Unexpectedly, their hostage views his kidnapping as an escape from an otherwise smothering suburban existence. Zack and the teens drink, party and score with nubile young babes while Truelove freaks out about the legal consequences of his actions. Bad decisions turn worse and all the video game bonding in the world can't save Zack from his violent fate.

Though Cassavetes injects energy and style into his film (it's never boring), there's no getting around that he's less interested in exploring the dramatic core of his tale than serving up cheap thrills. His father, the late John Cassavetes, displayed an uncanny understanding of human frailty in his movies, orchestrating risky improvisations to get to the heart of his characters. His son's efforts offer up no insight or revelation as to why these kids behave the way they do, only depravity for depravity's sake.

Worse, he employs gimmicky techniques like split-screens and cinema verité to little or no effect. These sequences are technically excessive, calling too much attention to themselves, and Cassavetes' scenes continue well past their natural endings. Cassevetes constantly feels like he's milking the moment — particularly in the final reel.

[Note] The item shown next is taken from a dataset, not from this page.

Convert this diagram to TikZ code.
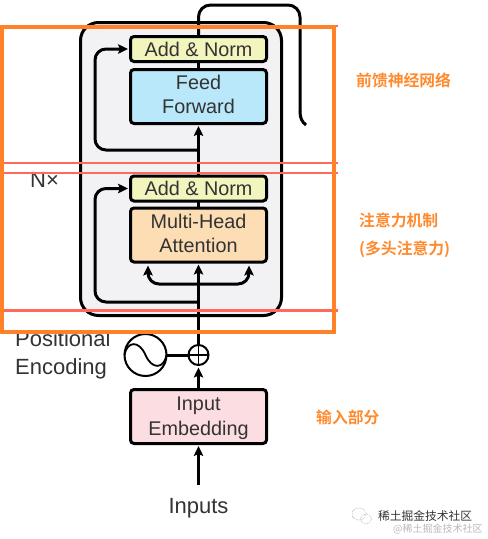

The young cast is mostly good with Foster (Hostage) turning into yet another scenery-chewing psychotic and Timberlake coming closest to creating a flesh-and-blood character. Conflicted but selfish, his nuanced performance proves that this pop star's acting career is worth watching. The veterans sport bad hairpieces (Bruce Willis) and misshapen fat suits (Sharon Stone) to mixed effect. Willis is smirky and predictable as Trueblood's criminal dad, and Stone gets her emotionally ravaged moment, dangerously walking the tightrope between grief and camp.

While Alpha Dog can never be accused of objectifying its victim, our sympathies for poor Zack's murder are meaningless when his killers are depicted as drug-addled two-dimensional thugs. There's nothing to be learned from the lead up to his death; the sordid final act is simply to be endured.